Research is underway at the blue hole.
“Yesterday’s Blue Hole mission in the Great Barrier Reef,” Gaskell wrote on his Instagram. “This Blue Hole has previously been described and documented by geologists who suggested it could be even older than the famous Great Blue Hole, in Belize. Its location is in one of the least explored parts Great Barrier Reef, over 200km from Daydream Island. To get there we had to travel overnight for 10 hours and time the tides perfectly… Was well worth it!”
Gaskell has located two other blue holes, roughly 200 kilometers away from the first one. Logistical preparations are currently being made to explore the other ones. However, their location is still kept secret for conservation fears. Corals are greatly suffering from bleaching caused by rising temperatures, and tourism can add even more stress with potentially devastating consequences. Half of the reef has vanished in the past 27 years, and it shows no sign of slowing down — this is what makes the healthy corals in the hole even more surprising.

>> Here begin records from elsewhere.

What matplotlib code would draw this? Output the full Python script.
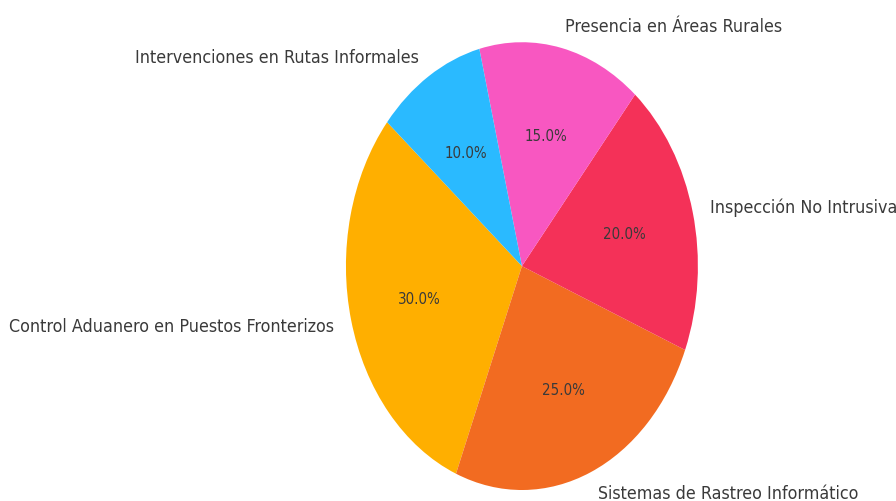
import matplotlib
matplotlib.use('Agg')
import matplotlib.pyplot as plt

labels = ['Control Aduanero en Puestos Fronterizos', 'Sistemas de Rastreo Informático',
          'Inspección No Intrusiva', 'Presencia en Áreas Rurales',
          'Intervenciones en Rutas Informales']
shares = [30, 25, 20, 15, 10]
colors = ['#FFAF00', '#F26B21', '#F43158', '#F857C1', '#2ABAFF']

fig = plt.figure(figsize=(8.96, 5.02), dpi=100)
ax = fig.add_axes([0.337, -0.0896, 0.491, 1.115])

wedges, texts, autotexts = ax.pie(shares, labels=labels, colors=colors,
                                  autopct='%1.1f%%', startangle=140,
                                  labeldistance=1.1, pctdistance=0.6,
                                  textprops={'color': '#3a3a3a'})
ax.set_aspect('auto')
ax.set_xlim(-1.25, 1.25)
ax.set_ylim(-1.25, 1.25)

for t in texts:
    t.set_fontsize(12.8)
    t.set_fontstretch('condensed')
for t in autotexts:
    t.set_fontsize(10.8)
    t.set_fontstretch('condensed')

fig.savefig('out.png', dpi=100)
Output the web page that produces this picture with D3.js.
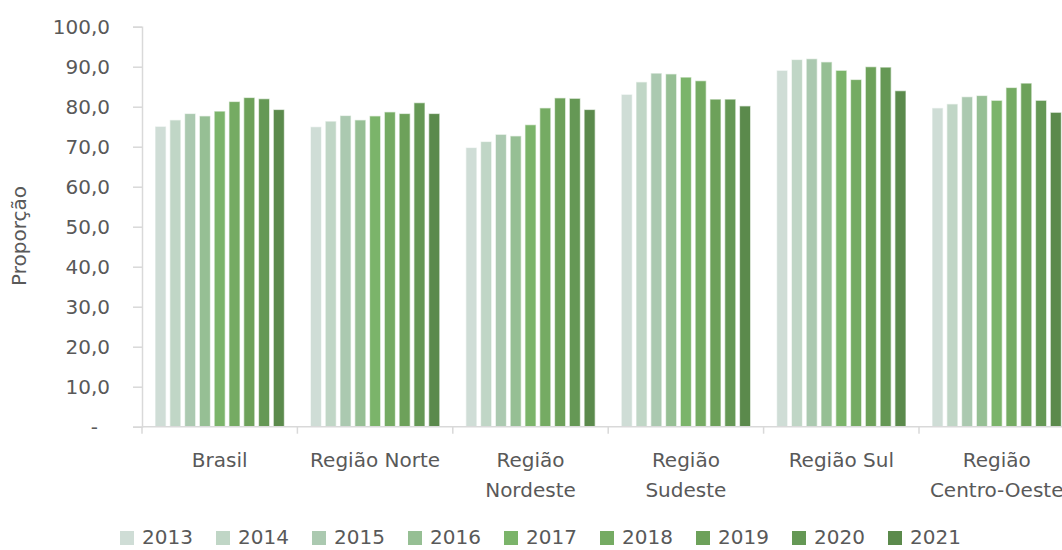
<!DOCTYPE html>
<html>
<head>
<meta charset="utf-8">
<script src="https://cdn.jsdelivr.net/npm/d3@7"></script>
<style>
  body { margin: 0; background: #fff; }
  svg { display: block; font-family: "DejaVu Sans", sans-serif; }
  .lbl { fill: #595959; font-size: 20px; }
</style>
</head>
<body>
<svg id="chart" width="1062" height="550"></svg>
<script>
const categories = [["Brasil"], ["Região Norte"], ["Região", "Nordeste"], ["Região", "Sudeste"], ["Região Sul"], ["Região", "Centro-Oeste"]]
const years = ["2013", "2014", "2015", "2016", "2017", "2018", "2019", "2020", "2021"]
const colors = ["#cfddd6", "#c0d6c6", "#abc9b0", "#96bf94", "#7bb46a", "#75ab63", "#6da15a", "#659855", "#5b8a4c"]

const brasil      = [75.1, 76.7, 78.3, 77.7, 78.9, 81.3, 82.3, 82.0, 79.3]
const norte       = [75.0, 76.4, 77.8, 76.7, 77.7, 78.7, 78.3, 81.0, 78.3]
const nordeste    = [69.8, 71.3, 73.1, 72.7, 75.5, 79.7, 82.2, 82.1, 79.3]
const sudeste     = [83.1, 86.2, 88.4, 88.2, 87.4, 86.5, 81.9, 81.9, 80.2]
const sul         = [89.1, 91.8, 92.0, 91.2, 89.1, 86.8, 90.0, 89.9, 84.0]
const centroOeste = [79.7, 80.7, 82.5, 82.8, 81.6, 84.8, 85.9, 81.6, 78.6]

const yTicks = [0, 10, 20, 30, 40, 50, 60, 70, 80, 90, 100]

const series = [brasil, norte, nordeste, sudeste, sul, centroOeste]
const data = categories.map((c, i) => ({ cat: c.join(" "), lines: c, values: series[i] }))

const svg = d3.select("#chart")
const margin = { left: 142, top: 26.7, bottom: 426.7 }
const catWidth = 155.4

let x0 = d3.scaleBand()
  .domain(data.map(d => d.cat))
  .range([margin.left, margin.left + catWidth * data.length])

let x1 = d3.scaleBand()
  .domain(years)
  .range([0, x0.bandwidth()])
  .paddingInner(0.25)
  .paddingOuter(0.88)

let y = d3.scaleLinear()
  .domain([0, 100])
  .range([margin.bottom, margin.top])

let color = d3.scaleOrdinal().domain(years).range(colors)

// y axis
let fm = d3.format(".1f")
let yAxis = d3.axisLeft(y)
  .tickValues(yTicks)
  .tickSize(9)
  .tickPadding(23)
  .tickFormat(d => d === 0 ? "-" : fm(d).replace(".", ","))

let gy = svg.append("g")
  .attr("transform", `translate(${margin.left},0)`)
  .call(yAxis)
gy.select(".domain").attr("stroke", "#d9d9d9").attr("stroke-width", 1.5)
gy.selectAll(".tick line").attr("stroke", "#d9d9d9").attr("stroke-width", 1.5)
gy.attr("font-family", null).attr("font-size", null)
gy.selectAll(".tick text")
  .attr("class", "lbl")
  .attr("fill", null)
  .attr("dx", d => d === 0 ? -12 : 0)

// bars
let groups = svg.append("g").selectAll("g")
  .data(data)
  .enter().append("g")
  .attr("transform", d => `translate(${x0(d.cat)},0)`)

groups.selectAll("rect")
  .data(d => d.values.map((v, i) => ({ year: years[i], value: v })))
  .enter().append("rect")
  .attr("x", d => x1(d.year))
  .attr("y", d => y(d.value))
  .attr("width", x1.bandwidth())
  .attr("height", d => margin.bottom - y(d.value))
  .attr("fill", d => color(d.year))
  .attr("stroke", "#fff")
  .attr("stroke-opacity", 0.6)
  .attr("stroke-width", 1.2)

// x axis
let gx = svg.append("g")
gx.append("line")
  .attr("x1", margin.left).attr("x2", x0.range()[1])
  .attr("y1", margin.bottom).attr("y2", margin.bottom)
  .attr("stroke", "#d9d9d9").attr("stroke-width", 1.5)

let bounds = data.map(d => x0(d.cat)).concat([x0.range()[1]])
gx.selectAll(".bt")
  .data(bounds)
  .enter().append("line")
  .attr("x1", d => d).attr("x2", d => d)
  .attr("y1", margin.bottom).attr("y2", margin.bottom + 7)
  .attr("stroke", "#d9d9d9").attr("stroke-width", 1.5)

let lab = gx.selectAll(".cl")
  .data(data)
  .enter().append("text")
  .attr("class", "lbl")
  .attr("text-anchor", "middle")
  .attr("x", d => x0(d.cat) + x0.bandwidth() / 2)
  .attr("y", 467)

lab.selectAll("tspan")
  .data(d => d.lines)
  .enter().append("tspan")
  .attr("x", function() { return d3.select(this.parentNode).attr("x") })
  .attr("dy", (d, i) => i === 0 ? 0 : 30)
  .text(d => d)

// y label
svg.append("text")
  .attr("class", "lbl")
  .attr("text-anchor", "middle")
  .attr("transform", "translate(26,236) rotate(-90)")
  .text("Proporção")

// legend
let legend = svg.append("g")
  .selectAll("g")
  .data(years)
  .enter().append("g")
  .attr("transform", (d, i) => `translate(${120 + i * 96},0)`)

legend.append("rect")
  .attr("x", 0).attr("y", 531)
  .attr("width", 14).attr("height", 14)
  .attr("fill", d => color(d))

legend.append("text")
  .attr("class", "lbl")
  .attr("x", 22).attr("y", 544)
  .text(d => d)
</script>
</body>
</html>
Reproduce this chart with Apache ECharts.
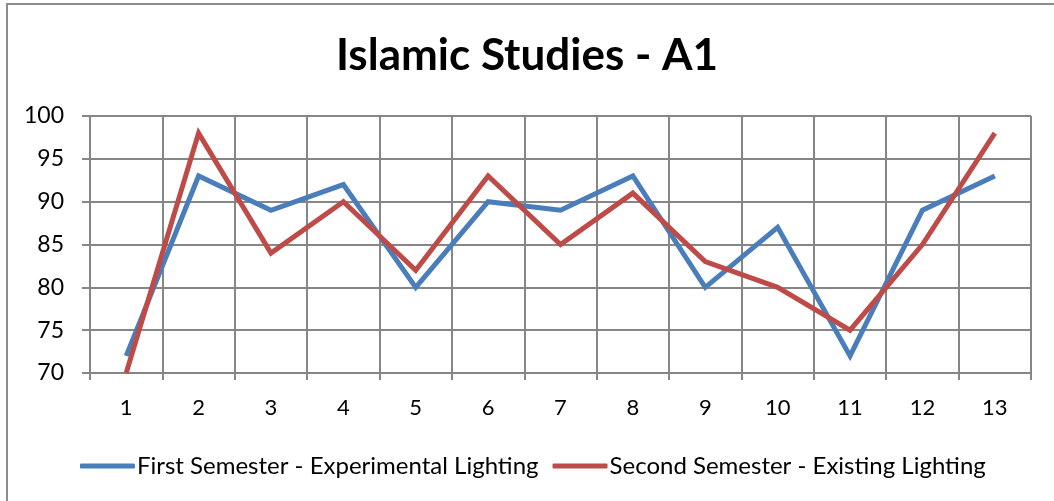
<!DOCTYPE html>
<html><head><meta charset="utf-8">
<script src="https://cdn.jsdelivr.net/npm/echarts@6/dist/echarts.min.js"></script>
<style>html,body{margin:0;padding:0;background:#fff}#c{width:1054px;height:501px}</style>
</head><body><div id="c"></div>
<script>
const categories = ['1','2','3','4','5','6','7','8','9','10','11','12','13'];
const firstSemester = [72, 93, 89, 92, 80, 90, 89, 93, 80, 87, 72, 89, 93];
const secondSemester = [70, 98, 84, 90, 82, 93, 85, 91, 83, 80, 75, 85, 98];
const seriesNames = ['First Semester - Experimental Lighting', 'Second Semester - Existing Lighting'];
const FONT = 'Lato';
const chart = echarts.init(document.getElementById('c'));
chart.setOption({
  animation: false,
  backgroundColor: '#fff',
  graphic: [{type:'rect', shape:{x:7, y:4, width:1100, height:600}, style:{fill:'none', stroke:'#8c8c8c', lineWidth:2}, silent:true}],
  title: {text:'Islamic Studies - A1', left:'center', top:29, textStyle:{fontFamily:FONT, fontSize:44, fontWeight:'bold', color:'#000'}},
  legend: {top:449, left:75, itemWidth:55, itemHeight:5, itemGap:14,
    textStyle:{fontFamily:FONT, fontSize:24, color:'#000', padding:[0,0,0,-3]},
    data: seriesNames.map(n=>({name:n, icon:'roundRect'}))},
  grid: {left:90, right:23, top:116, bottom:128, containLabel:false},
  xAxis: {type:'category', data:categories, boundaryGap:true,
    axisLine:{lineStyle:{color:'#868686', width:2}},
    axisTick:{show:true, length:7, lineStyle:{color:'#868686', width:2}},
    axisLabel:{fontFamily:FONT, fontSize:22, color:'#000', margin:24},
    splitLine:{show:true, lineStyle:{color:'#868686', width:2}}},
  yAxis: {type:'value', min:70, max:100, interval:5,
    axisLine:{show:false},
    axisTick:{show:true, length:8, lineStyle:{color:'#868686', width:2}},
    axisLabel:{fontFamily:FONT, fontSize:23, color:'#000', margin:26},
    splitLine:{show:true, lineStyle:{color:'#868686', width:2}}},
  series: [
    {name:seriesNames[0], type:'line', data:firstSemester, symbol:'none', lineStyle:{color:'#4A7EBB', width:5, join:'miter'}, itemStyle:{color:'#4A7EBB'}},
    {name:seriesNames[1], type:'line', data:secondSemester, symbol:'none', lineStyle:{color:'#BE4B48', width:5, join:'miter'}, itemStyle:{color:'#BE4B48'}}
  ]
});
</script></body></html>
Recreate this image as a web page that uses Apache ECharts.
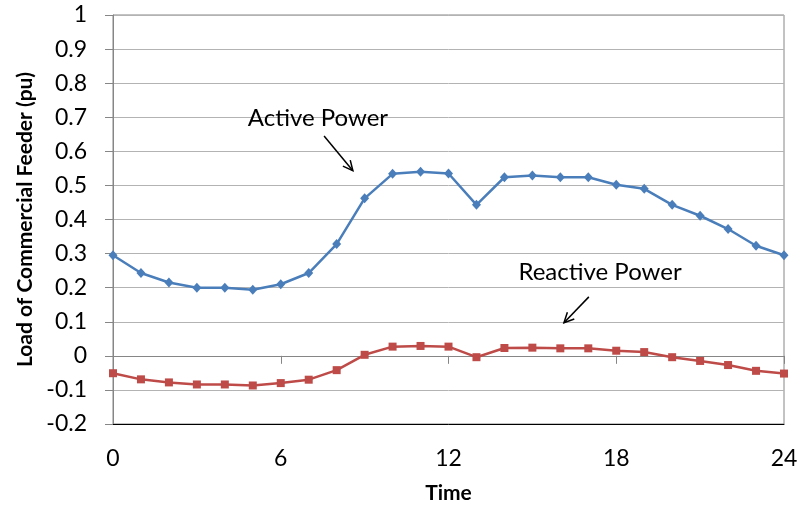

Blue holes are basically marine sinkholes — natural depressions (or holes) in the surface of the Earth’s surface, (usually) caused by karst processes. Karst processes occur when the bedrocks are soluble – in other words, in 99% of all cases, in carbonate rocks (like limestone or dolomite) or evaporitic rocks (like gypsum or anhydrite). Marine sinkholes are also called blue holes. Blue holes typically contain tidally-influenced water of fresh, marine, or mixed chemistry, and can differ greatly from the surrounding environment.